Pierce Brosnan and Roman Polanski team up in 'The Ghost Writer'
For decades now, understandably, Polanski’s personal life has threatened to overwhelm his films. The attention paid to his history is always a consideration that actors have to grapple with before they decide to come on board one of his films, and in this regard Brosnan’s no different. But he is careful with his words on the subject.
“I knew of this turbulent, brilliant life of his and I was enthralled and intrigued by the opportunity to play in this film. And then the experience of it was very satisfying,” he says.
“You have to be on your game with Polanski. He is all encompassing on the set, he has his finger in every aspect of the production, including the sets and costumes, almost the weather. He wanted bad weather and he got bad weather.”
Brosnan first heard that Polanski was considering him for the role of Lang when he was in London promoting ‘Mamma Mia.’
“Why do people laugh whenever I mention that film?” Brosnan asks with a wry smile.
“A political thriller was the last thing I was thinking of when the offer arrived, so I eventually met with Polanski and my first question to him was, ‘Am I playing Tony Blair?’ He said no, however all roads seem to point to one man only.
“So I looked at Tony Blair and his public persona, and then I took my other cues from the book on which the screenplay is based.”

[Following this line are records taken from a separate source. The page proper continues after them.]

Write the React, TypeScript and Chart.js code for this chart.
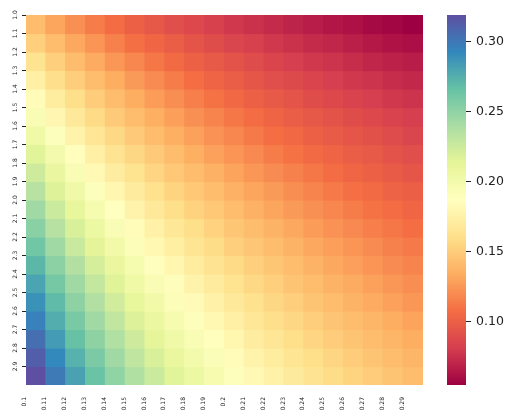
import { useEffect, useRef } from "react";
import { Chart, registerables } from "chart.js";

Chart.register(...registerables);

const xLabels = ["0.1", "0.11", "0.12", "0.13", "0.14", "0.15", "0.16", "0.17", "0.18", "0.19", "0.2", "0.21", "0.22", "0.23", "0.24", "0.25", "0.26", "0.27", "0.28", "0.29"];
const yLabels = ["1.0", "1.1", "1.2", "1.3", "1.4", "1.5", "1.6", "1.7", "1.8", "1.9", "2.0", "2.1", "2.2", "2.3", "2.4", "2.5", "2.6", "2.7", "2.8", "2.9"];

const row10 = [0.142, 0.131, 0.122, 0.114, 0.107, 0.101, 0.096, 0.091, 0.087, 0.083, 0.079, 0.076, 0.073, 0.070, 0.067, 0.064, 0.062, 0.059, 0.057, 0.055];
const row11 = [0.152, 0.142, 0.132, 0.124, 0.116, 0.109, 0.104, 0.099, 0.094, 0.090, 0.086, 0.083, 0.079, 0.076, 0.073, 0.071, 0.068, 0.065, 0.063, 0.061];
const row12 = [0.163, 0.152, 0.142, 0.133, 0.125, 0.118, 0.112, 0.106, 0.101, 0.097, 0.093, 0.089, 0.085, 0.082, 0.079, 0.077, 0.074, 0.071, 0.069, 0.067];
const row13 = [0.174, 0.161, 0.151, 0.142, 0.134, 0.126, 0.120, 0.114, 0.108, 0.103, 0.099, 0.095, 0.091, 0.088, 0.085, 0.082, 0.079, 0.077, 0.074, 0.072];
const row14 = [0.184, 0.171, 0.160, 0.150, 0.142, 0.134, 0.127, 0.121, 0.115, 0.110, 0.105, 0.101, 0.097, 0.094, 0.090, 0.087, 0.084, 0.082, 0.079, 0.077];
const row15 = [0.194, 0.180, 0.168, 0.158, 0.149, 0.142, 0.135, 0.128, 0.122, 0.117, 0.112, 0.107, 0.103, 0.099, 0.096, 0.093, 0.090, 0.087, 0.084, 0.082];
const row16 = [0.204, 0.190, 0.177, 0.166, 0.157, 0.149, 0.142, 0.135, 0.129, 0.123, 0.118, 0.113, 0.108, 0.105, 0.101, 0.098, 0.095, 0.092, 0.089, 0.086];
const row17 = [0.215, 0.199, 0.186, 0.174, 0.164, 0.156, 0.149, 0.142, 0.135, 0.129, 0.124, 0.119, 0.114, 0.110, 0.106, 0.103, 0.099, 0.097, 0.093, 0.091];
const row18 = [0.224, 0.208, 0.194, 0.182, 0.172, 0.163, 0.155, 0.148, 0.142, 0.136, 0.130, 0.125, 0.120, 0.116, 0.112, 0.107, 0.104, 0.101, 0.098, 0.095];
const row19 = [0.234, 0.217, 0.203, 0.190, 0.180, 0.170, 0.162, 0.154, 0.148, 0.142, 0.136, 0.131, 0.126, 0.121, 0.117, 0.113, 0.109, 0.106, 0.102, 0.100];
const row20 = [0.244, 0.226, 0.211, 0.198, 0.187, 0.177, 0.168, 0.160, 0.153, 0.148, 0.142, 0.136, 0.131, 0.126, 0.122, 0.118, 0.114, 0.110, 0.107, 0.104];
const row21 = [0.253, 0.235, 0.219, 0.206, 0.194, 0.184, 0.175, 0.167, 0.160, 0.153, 0.147, 0.142, 0.137, 0.132, 0.127, 0.123, 0.119, 0.115, 0.112, 0.108];
const row22 = [0.262, 0.244, 0.227, 0.214, 0.201, 0.191, 0.181, 0.173, 0.165, 0.159, 0.152, 0.147, 0.142, 0.137, 0.132, 0.128, 0.124, 0.120, 0.116, 0.113];
const row23 = [0.271, 0.252, 0.236, 0.221, 0.209, 0.198, 0.188, 0.179, 0.171, 0.164, 0.158, 0.152, 0.147, 0.142, 0.137, 0.132, 0.128, 0.124, 0.120, 0.117];
const row24 = [0.280, 0.260, 0.244, 0.229, 0.216, 0.204, 0.194, 0.185, 0.177, 0.170, 0.163, 0.157, 0.152, 0.146, 0.142, 0.137, 0.133, 0.129, 0.125, 0.121];
const row25 = [0.288, 0.269, 0.251, 0.236, 0.223, 0.211, 0.201, 0.191, 0.183, 0.175, 0.168, 0.162, 0.156, 0.151, 0.146, 0.142, 0.137, 0.133, 0.129, 0.125];
const row26 = [0.296, 0.276, 0.259, 0.244, 0.230, 0.218, 0.207, 0.197, 0.189, 0.181, 0.174, 0.167, 0.161, 0.156, 0.151, 0.146, 0.142, 0.138, 0.134, 0.130];
const row27 = [0.304, 0.284, 0.266, 0.251, 0.237, 0.224, 0.213, 0.203, 0.194, 0.186, 0.179, 0.172, 0.166, 0.160, 0.155, 0.150, 0.146, 0.142, 0.138, 0.134];
const row28 = [0.312, 0.292, 0.274, 0.258, 0.244, 0.231, 0.219, 0.209, 0.200, 0.192, 0.184, 0.177, 0.171, 0.165, 0.160, 0.155, 0.150, 0.146, 0.142, 0.138];
const row29 = [0.319, 0.299, 0.281, 0.265, 0.250, 0.237, 0.226, 0.215, 0.206, 0.197, 0.189, 0.182, 0.175, 0.169, 0.164, 0.159, 0.154, 0.150, 0.146, 0.142];

const values = [row10, row11, row12, row13, row14, row15, row16, row17, row18, row19, row20, row21, row22, row23, row24, row25, row26, row27, row28, row29];

const cbTicks = [0.1, 0.15, 0.2, 0.25, 0.3];

const spectral = [
  [158, 1, 66], [213, 62, 79], [244, 109, 67], [253, 174, 97], [254, 224, 139],
  [255, 255, 191], [230, 245, 152], [171, 221, 164], [102, 194, 165], [50, 136, 189], [94, 79, 162],
];

function cmap(t: number): string {
  const tt = Math.max(0, Math.min(1, t));
  const p = tt * 10;
  const k = Math.min(9, Math.floor(p));
  const f = p - k;
  const a = spectral[k];
  const b = spectral[k + 1];
  const c = a.map((v, j) => Math.round(v + (b[j] - v) * f));
  return `rgb(${c[0]},${c[1]},${c[2]})`;
}

const allVals = values.flat();
const vmin = Math.min(...allVals);
const vmax = Math.max(...allVals);

const FONT = "'DejaVu Sans', 'Liberation Sans', sans-serif";
const TXT = "#222222";

export default function App() {
  const mainRef = useRef<HTMLCanvasElement>(null);
  const cbRef = useRef<HTMLCanvasElement>(null);

  useEffect(() => {
    const datasets = values.map((row, i) => ({
      data: row.map(() => [i, i + 1]),
      backgroundColor: row.map((v) => cmap((v - vmin) / (vmax - vmin))),
      borderWidth: 0,
      barPercentage: 1,
      categoryPercentage: 1,
      grouped: false,
      inflateAmount: 0.6,
    }));

    const main = new Chart(mainRef.current as HTMLCanvasElement, {
      type: "bar",
      data: { labels: xLabels, datasets: datasets as any },
      options: {
        animation: false,
        responsive: false,
        events: [],
        layout: { padding: { left: 0, right: 17, top: 15, bottom: 0 } },
        plugins: { legend: { display: false }, tooltip: { enabled: false } },
        scales: {
          x: {
            type: "category",
            offset: true,
            grid: { display: false, drawTicks: false },
            border: { display: false },
            ticks: {
              autoSkip: false,
              minRotation: 90,
              maxRotation: 90,
              labelOffset: -11,
              padding: 12,
              color: TXT,
              font: { family: FONT, size: 6 },
            },
            afterFit: (s: any) => {
              s.height = 35;
            },
          },
          y: {
            type: "linear",
            min: 0,
            max: yLabels.length,
            reverse: true,
            afterBuildTicks: (s: any) => {
              s.ticks = yLabels.map((_, i) => ({ value: i }));
            },
            grid: {
              display: true,
              drawOnChartArea: false,
              drawTicks: true,
              tickLength: 4,
              color: TXT,
              lineWidth: 1,
            },
            border: { display: false },
            ticks: {
              autoSkip: false,
              minRotation: 90,
              maxRotation: 90,
              crossAlign: "center",
              padding: 2,
              color: TXT,
              font: { family: FONT, size: 6 },
              callback: (_v: any, idx: number) => yLabels[idx],
            },
            afterFit: (s: any) => {
              s.width = 26;
            },
          },
        },
      } as any,
    });

    const cb = new Chart(cbRef.current as HTMLCanvasElement, {
      type: "bar",
      data: {
        labels: ["cb"],
        datasets: [
          {
            data: [[vmin, vmax]] as any,
            backgroundColor: (ctx: any) => {
              const area = ctx.chart.chartArea;
              if (!area) return "rgba(0,0,0,0)";
              const g = ctx.chart.ctx.createLinearGradient(0, area.bottom, 0, area.top);
              spectral.forEach((c, k) => g.addColorStop(k / 10, `rgb(${c[0]},${c[1]},${c[2]})`));
              return g;
            },
            borderWidth: 0,
            barPercentage: 1,
            categoryPercentage: 1,
            inflateAmount: 0,
          } as any,
        ],
      },
      options: {
        animation: false,
        responsive: false,
        events: [],
        layout: { padding: { left: 7, right: 0, top: 15, bottom: 35 } },
        plugins: { legend: { display: false }, tooltip: { enabled: false } },
        scales: {
          x: { display: false },
          y: {
            type: "linear",
            position: "right",
            min: vmin,
            max: vmax,
            afterBuildTicks: (s: any) => {
              s.ticks = cbTicks.map((v) => ({ value: v }));
            },
            grid: {
              display: true,
              drawOnChartArea: false,
              drawTicks: true,
              tickLength: 5,
              color: TXT,
              lineWidth: 1,
            },
            border: { display: false },
            ticks: {
              autoSkip: false,
              padding: 5,
              color: TXT,
              font: { family: FONT, size: 12.5 },
              callback: (v: any) => Number(v).toFixed(2),
            },
            afterFit: (s: any) => {
              s.width = 50;
            },
          },
        },
      } as any,
    });

    return () => {
      main.destroy();
      cb.destroy();
    };
  }, []);

  return (
    <div style={{ position: "absolute", left: 0, top: 0, width: 516, height: 420, background: "#ffffff" }}>
      <canvas ref={mainRef} width={440} height={420} style={{ position: "absolute", left: 0, top: 0 }} />
      <canvas ref={cbRef} width={76} height={420} style={{ position: "absolute", left: 440, top: 0 }} />
    </div>
  );
}
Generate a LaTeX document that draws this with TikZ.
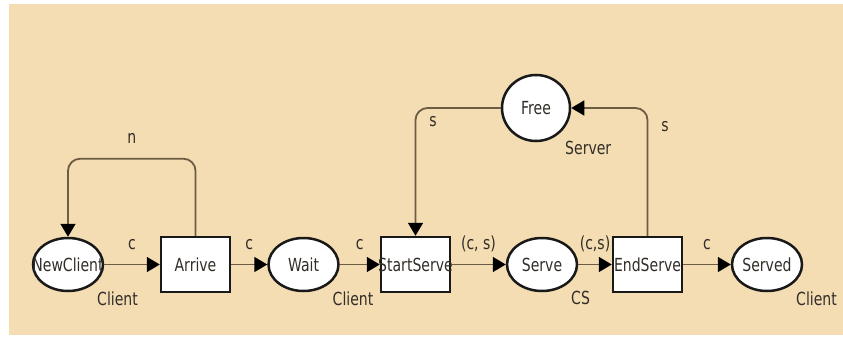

There’s no doubt that the fictional film contains explosive similarities to the political realities that the U.S. and Britain lived through during the Bush administration and the Blair era. But working with a director who has been praised and vilified in roughly equal measure meant that there was no space to take anything for granted.
“You have the life of this director on the one side and you have the life of Tony Blair on the other. It makes for interesting drama. You have a lot to choose from,” Brosnan says.
It helps that Brosnan has actually met Tony Blair and his wife Cherie and got a glimpse of the security bubble they lived (and continue to live) in.
“I met Blair once and he was very charming, as was his wife. But I’ve lived in America for many years now and I don’t really pay deep attention to the politics of Britain,” Brosnan says.
“But Blair seemed to sweep into office with great expectations and then fell by the wayside. That’s just the observation I made from my shallow perspective on his life.”
In ‘The Ghost Writer,’ what looks like a private resort where the former prime minister has retired to is actually a nest of vipers at the end of Cape Cod. (The film was made in Germany, due to the fact that Polanski is a fugitive from the U.S. court system).